Os luandenses enfrentam hoje as consequências das oito horas de intensa chuva que caiu na segunda-feira, deixando um rasto de destruição, com mortes, casas submersas, ruas alagadas e amontoados de lixo na icónica baía da capital angolana
No interior dos bairros periféricos de Luanda, a paisagem transformou-se em intermináveis lagoas, dificultando a mobilidade de viaturas e cidadãos. Crianças e adultos não têm, por vezes, outra alternativa senão atravessá-las.
Ouvidos pela Lusa, munícipes da capital angolana clamam por “resposta urgente” das autoridades para se verem livres das águas que circundam as suas residências e temem que o pior ainda não tenha acabado, face às previsões de chuva neste mês.
A precipitação intensa arrastou enormes amontoados de lixo, ainda visíveis em várias circunscrições da capital angolana, e na baía de Luanda, ameçando a biodiversidade marinha com milhares de garrafas e sacos de plástico entre os resíduos.
À semelhança de dezenas de bairros de Luanda, no bairro Mota, distrito urbano do Sambizanga, são incalculáveis os danos das chuvas, com ruas alagadas e casas submersas e moradores a lamentarem as consequências da elevada carga chuvosa.
“O Sambizanga aqui está péssimo, porque em minha casa mesmo entrou muita água, estragou quase tudo. Façam alguma coisa, por parte do Governo para que nos possa desaguar aqui essa água, porque temos aqui uma bacia de retenção”, disse à Lusa Emília Domingos Pireza, 57 anos.

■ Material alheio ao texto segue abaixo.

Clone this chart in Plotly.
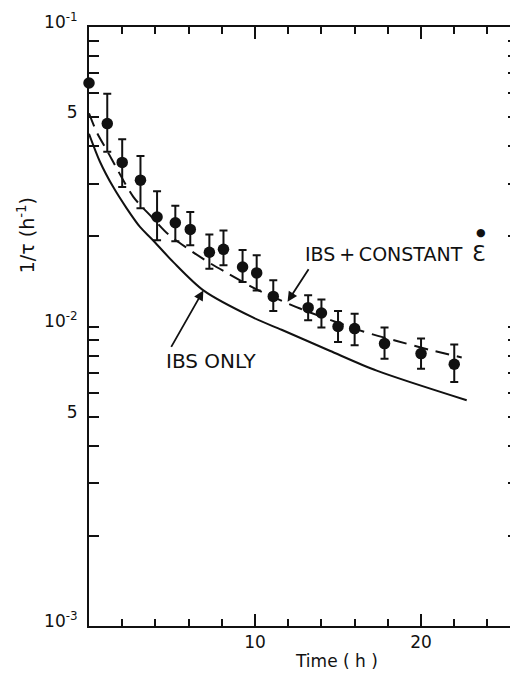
import math
import plotly.graph_objects as go

# ---------------- data ----------------
meas_t = [0, 1.1, 2.0, 3.1, 4.1, 5.2, 6.1, 7.25, 8.1, 9.25, 10.1, 11.1,
          13.2, 14.0, 15.0, 16.0, 17.8, 20.0, 22.0]
meas_rate = [0.065, 0.0476, 0.0353, 0.0308, 0.0232, 0.0222, 0.0211, 0.0177,
             0.0181, 0.0158, 0.0151, 0.0126, 0.01156, 0.01109, 0.0100,
             0.00984, 0.00877, 0.00812, 0.00748]
meas_hi = [0.065, 0.0599, 0.0422, 0.0371, 0.0283, 0.0253, 0.0241, 0.0203,
           0.0209, 0.0180, 0.0173, 0.01426, 0.01271, 0.0123, 0.01127,
           0.01104, 0.00992, 0.00911, 0.0087]
meas_lo = [0.065, 0.0383, 0.0292, 0.0248, 0.0194, 0.01925, 0.01867, 0.0156,
           0.0160, 0.01408, 0.0132, 0.01127, 0.01049, 0.00992, 0.00888,
           0.00866, 0.00781, 0.00723, 0.00653]

ibs_t = [0, 0.66, 1.46, 2.27, 3.07, 3.78, 5.08, 6.89, 9.9, 11.6, 14.5, 17.33, 22.75]
ibs_rate = [0.044, 0.0355, 0.0292, 0.0248, 0.0215, 0.0196, 0.0164, 0.0132,
            0.0107, 0.00975, 0.0083, 0.00712, 0.00567]

const_t = [0, 0.46, 1.07, 1.37, 2.67, 3.78, 4.78, 6.08, 7.19, 8.3, 10.1,
           12.71, 16.52, 18.54, 20.54, 22.45]
const_rate = [0.0515, 0.0446, 0.0388, 0.0362, 0.0271, 0.0232, 0.0203, 0.0180,
              0.0164, 0.0151, 0.0133, 0.01148, 0.00962, 0.00895, 0.00835,
              0.00788]

y_major = [0.001, 0.005, 0.01, 0.05, 0.1]
y_major_text = ["10<sup>-3</sup>", "5", "10<sup>-2</sup>", "5", "10<sup>-1</sup>"]
y_minor = [m * 10 ** e for e in (-3, -2) for m in (2, 3, 4, 6, 7, 8, 9)]

x_major = [10, 20]
x_major_text = ["10", "20"]

FONT = "DejaVu Sans"
BLACK = "#111111"

fig = go.Figure()

fig.add_trace(go.Scatter(
    x=ibs_t, y=ibs_rate, mode="lines",
    line=dict(color=BLACK, width=2, shape="spline", smoothing=0.8),
    showlegend=False, hoverinfo="skip"))
fig.add_trace(go.Scatter(
    x=const_t, y=const_rate, mode="lines",
    line=dict(color=BLACK, width=2, shape="spline", smoothing=0.8, dash="14px,8px"),
    showlegend=False, hoverinfo="skip"))
fig.add_trace(go.Scatter(
    x=meas_t, y=meas_rate, mode="markers",
    marker=dict(color=BLACK, size=11.5, symbol="circle"),
    error_y=dict(type="data", symmetric=False,
                 array=[h - r for h, r in zip(meas_hi, meas_rate)],
                 arrayminus=[r - l for r, l in zip(meas_rate, meas_lo)],
                 color=BLACK, thickness=2, width=4),
    cliponaxis=False, showlegend=False))
# invisible trace so the right-hand tick axis is drawn
fig.add_trace(go.Scatter(x=[meas_t[0]], y=[meas_rate[0]], yaxis="y2", mode="markers",
                         marker=dict(opacity=0), showlegend=False, hoverinfo="skip"))

tick_common = dict(ticks="inside", tickwidth=2, tickcolor=BLACK)

# the page body has an 8px default margin, so the figure is sized to fill the rest
fig.update_layout(
    width=510, height=669,
    margin=dict(l=81, r=0, t=19, b=51, autoexpand=False),
    paper_bgcolor="white", plot_bgcolor="white",
    font=dict(family=FONT, color=BLACK, size=17),
    xaxis=dict(range=[0, 25.84], showgrid=False, zeroline=False, automargin=False,
               showline=True, linecolor=BLACK, linewidth=2, mirror="ticks",
               ticklen=12, **tick_common,
               tickmode="array", tickvals=x_major, ticktext=x_major_text,
               tickfont=dict(size=17, family=FONT),
               minor=dict(dtick=2, tick0=0, ticks="inside", ticklen=7,
                          tickwidth=2, tickcolor=BLACK, showgrid=False)),
    yaxis=dict(type="log", range=[-3, -1], showgrid=False, zeroline=False,
               automargin=False,
               showline=True, linecolor=BLACK, linewidth=2,
               ticklen=10, **tick_common,
               tickmode="array", tickvals=y_major, ticktext=y_major_text,
               tickfont=dict(size=17, family=FONT), ticklabelshift=-5,
               ticklabelstandoff=6,
               minor=dict(tickmode="array", tickvals=y_minor, ticks="inside",
                          ticklen=10, tickwidth=2, tickcolor=BLACK, showgrid=False)),
    yaxis2=dict(type="log", range=[-3, -1], overlaying="y", side="right",
                showgrid=False, zeroline=False, showline=False, automargin=False,
                ticklen=10, **tick_common,
                tickmode="array", tickvals=y_major, showticklabels=False,
                minor=dict(tickmode="array", tickvals=y_minor, ticks="inside",
                           ticklen=10, tickwidth=2, tickcolor=BLACK, showgrid=False)),
)

ann = [
    # axis titles
    dict(text="Time ( h )", xref="x", yref="paper", x=14.9, y=-0.059,
         xanchor="center", yanchor="middle",
         showarrow=False, font=dict(size=17, family=FONT)),
    dict(text="1/τ (h<sup>-1</sup>)", xref="paper", yref="paper", x=-0.145, y=0.652,
         xanchor="center", yanchor="middle",
         textangle=-90, showarrow=False, font=dict(size=19, family=FONT)),
    # curve labels
    dict(text="IBS\u2009+\u2009CONSTANT", xref="x", yref="y", x=13.0,
         y=math.log10(0.0175), xanchor="left", xshift=-2, showarrow=False,
         font=dict(size=19, family=FONT)),
    dict(text="Ɛ", xref="x", yref="y", x=23.05, y=math.log10(0.0175),
         xanchor="left", xshift=-2, showarrow=False, font=dict(size=22, family=FONT)),
    dict(text="●", xref="x", yref="y", x=23.62, y=math.log10(0.0206),
         showarrow=False, font=dict(size=11, family=FONT)),
    dict(text="IBS ONLY", xref="x", yref="y", x=7.35, y=math.log10(0.00765),
         showarrow=False, font=dict(size=20, family=FONT)),
    # arrows
    dict(text="", xref="x", yref="y", x=11.96, y=math.log10(0.0121),
         ax=22, ay=-34, showarrow=True, arrowhead=2, arrowsize=1.1,
         arrowwidth=1.8, arrowcolor=BLACK),
    dict(text="", xref="x", yref="y", x=6.89, y=math.log10(0.0132),
         ax=-33, ay=58, showarrow=True, arrowhead=2, arrowsize=1.1,
         arrowwidth=1.8, arrowcolor=BLACK),
]
fig.update_layout(annotations=ann)

fig.write_html("out.html")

Natural do Sambizanga e moradora da conhecida zona do “Giló”, circula de botas de borracha, vulgarmente chamadas em Luanda como ‘mata cobra’, o único meio que garante a mobilidade para outros pontos do ‘Sambila’, cujo cartão-de-visita são as lagoas.
“Aqui para circular é apenas de “mata cobra”, senão ou pisa na água para comprar algo para comer. A situação está complicada e ainda vai chover e não sei como vou fazer”, lamentou.
António Moreira dos Santos, no Sambizanga há 20 anos, contou que o cenário de ruas intransitáveis e casas submersas naquela circunscrição de Luanda se “repete ano após ano” e pede “urgência na resolução das águas que continuam a invadir as residências”.
Queixou-se também da “letargia” da administração distrital, defendendo que a situação deveria ser solucionada com as verbas do PIIM (Plano Integrado de Intervenção dos Municípios), aprovado em 2020 pelo Presidente angolano para a construção de infraestruturas locais.
“Porque aqui a comissão já tentou solucionar isso [retirar a água], porque mesmo com o dinheiro do PIIM, que a administração recebe, acho que já deveriam pensar nesta situação, mas nada se vê”, atirou.
As consequências das chuvas também foram descritas por Anacleta de Oliveira Cláudio, moradora da rua da Lama, no Sambizanga, que referiu que muitos vizinhos tiveram de abandonar as suas residências como medida para salvaguardar a vida.
“[A água nas ruas] ultrapassa o joelho e sem botas temos mesmo que pisar na água. E estamos mal porque ainda estão previstas muitas chuvas e tememos pelo pior se voltar a chover com aquela intensidade”, lamentou.
Já a anciã Maria Emília, 73 anos, natural do Sambizanga, que viu a sua casa transformada num pantanal, disse à Lusa que as chuvas, que entraram igualmente pelo teto danificado do seu pequeno quarto, não pouparam os seus eletrodomésticos.
“Estou aqui num sofrimento, sempre que a chuva cai, a chuva foi demais, chorei porque não aguentei mais, a água toda da rua invadiu a casa toda e o quintal e não estou mais a aguentar esta situação”, desabafou, pedindo ajuda a pessoas de boa vontade.
O balanço provisório apresentado, na segunda-feira, pelo Serviço de Proteção Civil e Bombeiros angolano apontava para 14 mortos, centenas de casas inundadas e outras parcialmente desabadas, em consequência das chuvas.